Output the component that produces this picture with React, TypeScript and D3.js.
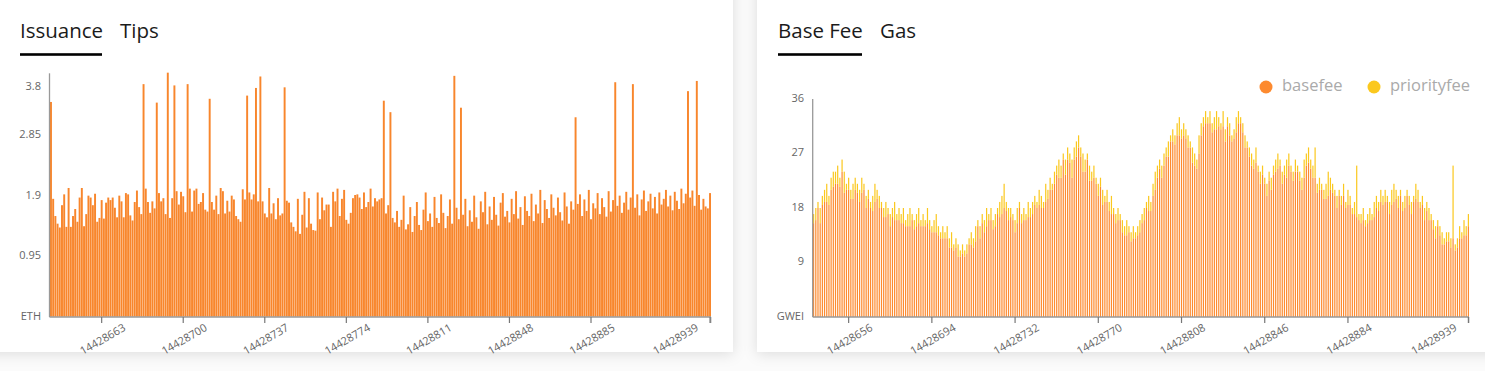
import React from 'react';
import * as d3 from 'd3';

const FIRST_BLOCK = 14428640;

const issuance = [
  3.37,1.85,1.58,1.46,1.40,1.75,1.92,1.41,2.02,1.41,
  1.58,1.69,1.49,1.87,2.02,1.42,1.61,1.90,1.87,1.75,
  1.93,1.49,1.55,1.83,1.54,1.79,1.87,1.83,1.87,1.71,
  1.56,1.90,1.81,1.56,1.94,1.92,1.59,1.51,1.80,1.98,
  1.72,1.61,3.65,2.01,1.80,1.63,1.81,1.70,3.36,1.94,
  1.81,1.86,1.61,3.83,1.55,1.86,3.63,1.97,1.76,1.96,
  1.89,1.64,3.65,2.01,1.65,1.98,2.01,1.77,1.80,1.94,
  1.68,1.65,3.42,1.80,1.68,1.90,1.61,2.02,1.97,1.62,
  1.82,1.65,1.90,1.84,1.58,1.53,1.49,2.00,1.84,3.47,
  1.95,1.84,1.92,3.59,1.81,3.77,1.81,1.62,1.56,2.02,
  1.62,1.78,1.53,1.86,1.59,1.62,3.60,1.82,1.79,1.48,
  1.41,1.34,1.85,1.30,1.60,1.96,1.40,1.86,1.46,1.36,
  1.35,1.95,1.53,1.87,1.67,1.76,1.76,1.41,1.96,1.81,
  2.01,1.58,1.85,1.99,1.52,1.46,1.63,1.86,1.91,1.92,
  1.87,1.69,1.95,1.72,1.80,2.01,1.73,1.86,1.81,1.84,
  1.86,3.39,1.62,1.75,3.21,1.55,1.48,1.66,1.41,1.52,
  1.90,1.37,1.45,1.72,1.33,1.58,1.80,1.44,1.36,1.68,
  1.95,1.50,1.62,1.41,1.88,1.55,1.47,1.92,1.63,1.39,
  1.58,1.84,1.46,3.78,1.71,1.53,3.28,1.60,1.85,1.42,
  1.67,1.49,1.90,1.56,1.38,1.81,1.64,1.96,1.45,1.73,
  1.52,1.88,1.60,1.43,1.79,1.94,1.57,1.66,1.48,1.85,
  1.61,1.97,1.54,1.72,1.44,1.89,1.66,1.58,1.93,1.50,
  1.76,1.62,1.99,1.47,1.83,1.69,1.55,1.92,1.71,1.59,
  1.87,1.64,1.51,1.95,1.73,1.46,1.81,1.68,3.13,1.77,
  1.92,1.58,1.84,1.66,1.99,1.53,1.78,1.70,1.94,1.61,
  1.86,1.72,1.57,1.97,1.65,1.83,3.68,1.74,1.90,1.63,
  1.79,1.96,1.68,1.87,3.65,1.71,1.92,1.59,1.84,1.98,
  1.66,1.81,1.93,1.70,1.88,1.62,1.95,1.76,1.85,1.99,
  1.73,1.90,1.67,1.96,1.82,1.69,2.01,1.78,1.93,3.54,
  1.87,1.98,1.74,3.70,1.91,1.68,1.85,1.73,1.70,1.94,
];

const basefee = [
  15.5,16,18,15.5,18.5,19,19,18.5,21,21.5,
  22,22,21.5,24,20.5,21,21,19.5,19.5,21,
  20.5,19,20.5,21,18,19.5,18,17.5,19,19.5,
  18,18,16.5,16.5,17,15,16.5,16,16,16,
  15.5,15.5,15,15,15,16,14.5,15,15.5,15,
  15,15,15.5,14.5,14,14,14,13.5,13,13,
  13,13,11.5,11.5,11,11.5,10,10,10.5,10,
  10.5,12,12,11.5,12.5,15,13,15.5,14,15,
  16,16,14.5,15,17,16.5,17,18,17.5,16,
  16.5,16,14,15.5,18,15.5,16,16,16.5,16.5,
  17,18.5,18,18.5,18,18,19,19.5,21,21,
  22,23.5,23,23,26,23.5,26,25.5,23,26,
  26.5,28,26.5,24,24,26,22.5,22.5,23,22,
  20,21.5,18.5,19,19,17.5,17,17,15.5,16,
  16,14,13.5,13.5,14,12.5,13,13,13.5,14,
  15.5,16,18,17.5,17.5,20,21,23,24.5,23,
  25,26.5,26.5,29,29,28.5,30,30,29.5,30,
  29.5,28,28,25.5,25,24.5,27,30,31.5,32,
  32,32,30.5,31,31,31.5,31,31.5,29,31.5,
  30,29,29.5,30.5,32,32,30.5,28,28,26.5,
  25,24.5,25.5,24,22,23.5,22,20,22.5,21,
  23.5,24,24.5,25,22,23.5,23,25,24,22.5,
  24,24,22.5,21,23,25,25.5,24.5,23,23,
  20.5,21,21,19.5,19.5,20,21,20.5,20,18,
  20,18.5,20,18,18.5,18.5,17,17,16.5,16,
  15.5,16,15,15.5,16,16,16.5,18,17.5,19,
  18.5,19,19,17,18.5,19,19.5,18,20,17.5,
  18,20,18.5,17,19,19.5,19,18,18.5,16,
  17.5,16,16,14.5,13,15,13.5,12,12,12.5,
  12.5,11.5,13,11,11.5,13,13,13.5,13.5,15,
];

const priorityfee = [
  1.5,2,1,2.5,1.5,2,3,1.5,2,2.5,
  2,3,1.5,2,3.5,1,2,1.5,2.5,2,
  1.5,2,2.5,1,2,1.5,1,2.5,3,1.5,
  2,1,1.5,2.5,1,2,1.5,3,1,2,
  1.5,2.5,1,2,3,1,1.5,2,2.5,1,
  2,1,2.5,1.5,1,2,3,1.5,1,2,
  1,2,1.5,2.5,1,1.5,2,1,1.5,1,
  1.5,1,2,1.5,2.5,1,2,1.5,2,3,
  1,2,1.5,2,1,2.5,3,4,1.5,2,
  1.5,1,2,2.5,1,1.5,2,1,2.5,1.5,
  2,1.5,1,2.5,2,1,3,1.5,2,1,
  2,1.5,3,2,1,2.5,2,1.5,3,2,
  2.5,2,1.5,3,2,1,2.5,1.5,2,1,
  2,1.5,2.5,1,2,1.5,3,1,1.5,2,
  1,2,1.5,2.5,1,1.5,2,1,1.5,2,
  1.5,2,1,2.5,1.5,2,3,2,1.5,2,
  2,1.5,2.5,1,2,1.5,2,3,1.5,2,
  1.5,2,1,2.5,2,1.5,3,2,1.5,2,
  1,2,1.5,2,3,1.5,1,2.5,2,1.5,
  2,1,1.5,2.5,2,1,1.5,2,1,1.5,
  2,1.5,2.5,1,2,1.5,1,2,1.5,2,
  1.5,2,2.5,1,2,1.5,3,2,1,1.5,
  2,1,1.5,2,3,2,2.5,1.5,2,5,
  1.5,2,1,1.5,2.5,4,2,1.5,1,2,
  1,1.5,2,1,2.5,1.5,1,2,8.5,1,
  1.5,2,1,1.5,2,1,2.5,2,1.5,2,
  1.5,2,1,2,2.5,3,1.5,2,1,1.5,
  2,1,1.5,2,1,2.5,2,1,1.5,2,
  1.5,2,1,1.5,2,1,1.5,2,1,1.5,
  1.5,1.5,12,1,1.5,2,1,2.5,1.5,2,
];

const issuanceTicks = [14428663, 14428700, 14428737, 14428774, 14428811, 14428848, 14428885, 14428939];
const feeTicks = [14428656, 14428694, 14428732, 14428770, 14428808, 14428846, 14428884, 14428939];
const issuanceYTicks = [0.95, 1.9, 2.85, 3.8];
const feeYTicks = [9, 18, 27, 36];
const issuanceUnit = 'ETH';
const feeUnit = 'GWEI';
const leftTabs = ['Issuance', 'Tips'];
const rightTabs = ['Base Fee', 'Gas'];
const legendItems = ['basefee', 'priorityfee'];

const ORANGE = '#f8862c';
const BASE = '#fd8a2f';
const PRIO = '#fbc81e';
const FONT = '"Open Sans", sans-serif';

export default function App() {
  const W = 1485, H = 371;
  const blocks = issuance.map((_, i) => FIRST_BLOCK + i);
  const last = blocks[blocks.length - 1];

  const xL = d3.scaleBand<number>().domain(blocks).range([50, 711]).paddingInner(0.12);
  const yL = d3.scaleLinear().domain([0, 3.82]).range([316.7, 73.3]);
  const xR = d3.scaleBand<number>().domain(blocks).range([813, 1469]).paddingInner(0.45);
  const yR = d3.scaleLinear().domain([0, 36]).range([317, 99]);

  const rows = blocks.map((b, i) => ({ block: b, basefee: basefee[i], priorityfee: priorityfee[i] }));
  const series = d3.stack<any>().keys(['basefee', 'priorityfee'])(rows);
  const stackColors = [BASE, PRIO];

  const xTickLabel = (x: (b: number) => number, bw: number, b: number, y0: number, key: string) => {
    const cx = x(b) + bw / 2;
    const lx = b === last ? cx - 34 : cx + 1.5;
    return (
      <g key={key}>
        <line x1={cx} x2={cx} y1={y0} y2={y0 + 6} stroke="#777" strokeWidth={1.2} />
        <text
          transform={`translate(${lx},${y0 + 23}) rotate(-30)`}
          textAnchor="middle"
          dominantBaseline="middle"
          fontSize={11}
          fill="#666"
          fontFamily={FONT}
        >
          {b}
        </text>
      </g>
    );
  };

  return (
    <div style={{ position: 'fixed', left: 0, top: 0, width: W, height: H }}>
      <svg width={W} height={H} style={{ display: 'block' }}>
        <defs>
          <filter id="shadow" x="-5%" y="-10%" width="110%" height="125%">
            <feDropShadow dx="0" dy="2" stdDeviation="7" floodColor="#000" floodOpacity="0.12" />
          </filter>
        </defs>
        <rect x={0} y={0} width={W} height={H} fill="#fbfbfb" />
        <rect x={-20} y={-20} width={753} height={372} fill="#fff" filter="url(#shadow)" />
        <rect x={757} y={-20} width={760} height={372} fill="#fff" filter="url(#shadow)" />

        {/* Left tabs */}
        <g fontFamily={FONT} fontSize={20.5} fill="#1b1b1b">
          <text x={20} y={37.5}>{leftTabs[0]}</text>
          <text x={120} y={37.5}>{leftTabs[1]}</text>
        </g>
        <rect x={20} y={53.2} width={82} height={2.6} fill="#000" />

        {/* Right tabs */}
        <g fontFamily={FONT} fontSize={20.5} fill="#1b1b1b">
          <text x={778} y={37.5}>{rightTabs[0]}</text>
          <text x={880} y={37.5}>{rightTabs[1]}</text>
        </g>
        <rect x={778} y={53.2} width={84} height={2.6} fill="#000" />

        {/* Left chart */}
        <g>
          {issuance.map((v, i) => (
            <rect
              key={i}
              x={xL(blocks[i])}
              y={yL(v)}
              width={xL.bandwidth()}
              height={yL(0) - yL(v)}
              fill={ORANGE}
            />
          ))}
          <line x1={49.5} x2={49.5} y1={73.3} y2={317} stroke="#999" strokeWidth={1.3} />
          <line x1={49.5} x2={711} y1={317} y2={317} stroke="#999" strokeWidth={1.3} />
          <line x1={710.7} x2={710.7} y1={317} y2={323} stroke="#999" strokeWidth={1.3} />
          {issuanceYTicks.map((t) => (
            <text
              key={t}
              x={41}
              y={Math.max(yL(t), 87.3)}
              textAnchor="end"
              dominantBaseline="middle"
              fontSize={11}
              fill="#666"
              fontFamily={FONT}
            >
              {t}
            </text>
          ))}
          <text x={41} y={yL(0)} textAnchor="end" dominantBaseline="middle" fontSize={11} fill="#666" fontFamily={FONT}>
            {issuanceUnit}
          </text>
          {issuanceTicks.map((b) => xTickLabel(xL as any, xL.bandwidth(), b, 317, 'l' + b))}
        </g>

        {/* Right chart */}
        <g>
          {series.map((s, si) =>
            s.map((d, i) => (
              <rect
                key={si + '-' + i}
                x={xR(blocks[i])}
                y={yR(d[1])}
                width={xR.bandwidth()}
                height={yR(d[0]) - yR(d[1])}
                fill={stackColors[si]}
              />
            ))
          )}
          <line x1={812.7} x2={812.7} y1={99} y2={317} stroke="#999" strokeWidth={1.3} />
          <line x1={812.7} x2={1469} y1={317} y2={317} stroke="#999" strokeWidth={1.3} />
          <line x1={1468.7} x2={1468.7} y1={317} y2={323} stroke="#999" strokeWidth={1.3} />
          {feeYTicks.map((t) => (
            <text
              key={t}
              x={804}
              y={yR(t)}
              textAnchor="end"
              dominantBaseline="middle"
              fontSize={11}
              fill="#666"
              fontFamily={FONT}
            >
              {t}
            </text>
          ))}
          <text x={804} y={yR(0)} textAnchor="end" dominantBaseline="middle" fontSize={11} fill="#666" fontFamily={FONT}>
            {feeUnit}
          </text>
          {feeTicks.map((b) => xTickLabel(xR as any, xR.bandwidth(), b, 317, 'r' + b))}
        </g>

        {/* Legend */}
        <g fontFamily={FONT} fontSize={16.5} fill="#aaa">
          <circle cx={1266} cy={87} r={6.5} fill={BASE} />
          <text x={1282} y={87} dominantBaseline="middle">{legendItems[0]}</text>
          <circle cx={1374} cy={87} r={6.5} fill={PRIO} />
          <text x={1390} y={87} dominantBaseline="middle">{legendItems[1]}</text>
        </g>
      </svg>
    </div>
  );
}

----------------------------------------

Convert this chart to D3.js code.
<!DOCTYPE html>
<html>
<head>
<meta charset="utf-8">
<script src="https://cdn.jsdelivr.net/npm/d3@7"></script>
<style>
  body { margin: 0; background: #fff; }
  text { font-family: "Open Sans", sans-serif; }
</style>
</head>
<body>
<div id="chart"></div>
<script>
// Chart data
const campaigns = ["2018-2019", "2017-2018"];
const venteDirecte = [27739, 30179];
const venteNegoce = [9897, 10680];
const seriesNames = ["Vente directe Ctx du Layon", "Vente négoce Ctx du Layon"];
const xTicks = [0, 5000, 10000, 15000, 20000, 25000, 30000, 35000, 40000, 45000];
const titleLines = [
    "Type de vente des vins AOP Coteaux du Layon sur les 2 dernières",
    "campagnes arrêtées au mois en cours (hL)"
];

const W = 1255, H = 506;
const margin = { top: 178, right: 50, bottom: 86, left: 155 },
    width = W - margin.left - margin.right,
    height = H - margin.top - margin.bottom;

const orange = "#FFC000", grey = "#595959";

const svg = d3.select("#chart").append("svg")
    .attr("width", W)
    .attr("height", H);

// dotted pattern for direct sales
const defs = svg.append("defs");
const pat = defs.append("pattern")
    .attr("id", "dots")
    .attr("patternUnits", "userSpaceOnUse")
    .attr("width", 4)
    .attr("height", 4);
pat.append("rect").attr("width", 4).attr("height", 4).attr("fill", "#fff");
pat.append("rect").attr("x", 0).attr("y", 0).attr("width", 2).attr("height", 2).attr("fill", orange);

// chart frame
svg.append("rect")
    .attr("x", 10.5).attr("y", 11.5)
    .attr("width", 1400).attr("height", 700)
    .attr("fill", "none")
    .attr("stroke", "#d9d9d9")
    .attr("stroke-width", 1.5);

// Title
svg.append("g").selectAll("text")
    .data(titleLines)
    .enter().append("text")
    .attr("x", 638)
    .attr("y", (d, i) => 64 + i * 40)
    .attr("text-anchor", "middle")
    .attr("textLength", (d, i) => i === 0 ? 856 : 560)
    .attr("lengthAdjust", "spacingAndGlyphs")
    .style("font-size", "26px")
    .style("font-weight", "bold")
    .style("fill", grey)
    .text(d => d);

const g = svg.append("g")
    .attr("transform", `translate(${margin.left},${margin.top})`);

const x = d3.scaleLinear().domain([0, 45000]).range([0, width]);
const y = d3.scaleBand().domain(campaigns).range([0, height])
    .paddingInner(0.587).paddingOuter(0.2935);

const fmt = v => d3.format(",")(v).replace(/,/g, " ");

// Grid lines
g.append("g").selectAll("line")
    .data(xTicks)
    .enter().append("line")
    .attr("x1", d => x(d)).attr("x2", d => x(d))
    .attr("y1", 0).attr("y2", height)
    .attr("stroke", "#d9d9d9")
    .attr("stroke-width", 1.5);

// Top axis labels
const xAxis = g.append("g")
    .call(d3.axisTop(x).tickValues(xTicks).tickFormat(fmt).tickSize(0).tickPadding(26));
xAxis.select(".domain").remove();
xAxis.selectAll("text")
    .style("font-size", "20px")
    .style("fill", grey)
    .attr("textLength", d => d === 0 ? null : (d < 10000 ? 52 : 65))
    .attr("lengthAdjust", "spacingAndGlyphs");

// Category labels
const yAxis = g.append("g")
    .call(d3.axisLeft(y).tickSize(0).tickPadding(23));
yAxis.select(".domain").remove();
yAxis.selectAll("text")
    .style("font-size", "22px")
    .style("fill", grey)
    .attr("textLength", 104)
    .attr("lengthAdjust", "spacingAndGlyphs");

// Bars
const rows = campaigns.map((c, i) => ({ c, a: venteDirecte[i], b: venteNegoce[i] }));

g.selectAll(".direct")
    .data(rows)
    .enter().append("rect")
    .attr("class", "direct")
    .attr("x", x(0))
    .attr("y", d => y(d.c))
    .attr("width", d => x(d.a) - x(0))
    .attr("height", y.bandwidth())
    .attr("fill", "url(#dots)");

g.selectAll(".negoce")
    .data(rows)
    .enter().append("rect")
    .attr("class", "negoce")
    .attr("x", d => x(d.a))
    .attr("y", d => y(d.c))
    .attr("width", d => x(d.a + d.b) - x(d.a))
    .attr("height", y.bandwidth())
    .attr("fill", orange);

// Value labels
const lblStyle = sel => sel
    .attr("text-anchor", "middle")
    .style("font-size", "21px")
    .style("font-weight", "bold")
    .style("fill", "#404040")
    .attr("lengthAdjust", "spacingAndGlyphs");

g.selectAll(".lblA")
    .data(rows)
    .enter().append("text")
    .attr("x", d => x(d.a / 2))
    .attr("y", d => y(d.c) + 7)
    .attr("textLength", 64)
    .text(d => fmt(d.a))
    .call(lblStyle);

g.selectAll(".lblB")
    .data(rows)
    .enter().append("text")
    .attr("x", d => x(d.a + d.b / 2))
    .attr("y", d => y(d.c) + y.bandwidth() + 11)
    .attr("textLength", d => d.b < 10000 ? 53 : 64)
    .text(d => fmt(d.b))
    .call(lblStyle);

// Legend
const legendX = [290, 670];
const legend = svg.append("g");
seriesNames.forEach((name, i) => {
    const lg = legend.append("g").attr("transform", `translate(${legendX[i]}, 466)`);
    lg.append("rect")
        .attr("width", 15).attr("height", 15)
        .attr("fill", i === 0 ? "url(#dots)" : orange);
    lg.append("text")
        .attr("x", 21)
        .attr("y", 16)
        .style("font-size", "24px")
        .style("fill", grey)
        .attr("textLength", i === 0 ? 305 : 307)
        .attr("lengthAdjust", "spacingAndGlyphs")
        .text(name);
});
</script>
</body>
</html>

----------------------------------------

Task brief: Where a line of the data holds "this", show that line.

Correct output:
Output the component that produces this picture with React, TypeScript and D3.js.
Convert this chart to D3.js code.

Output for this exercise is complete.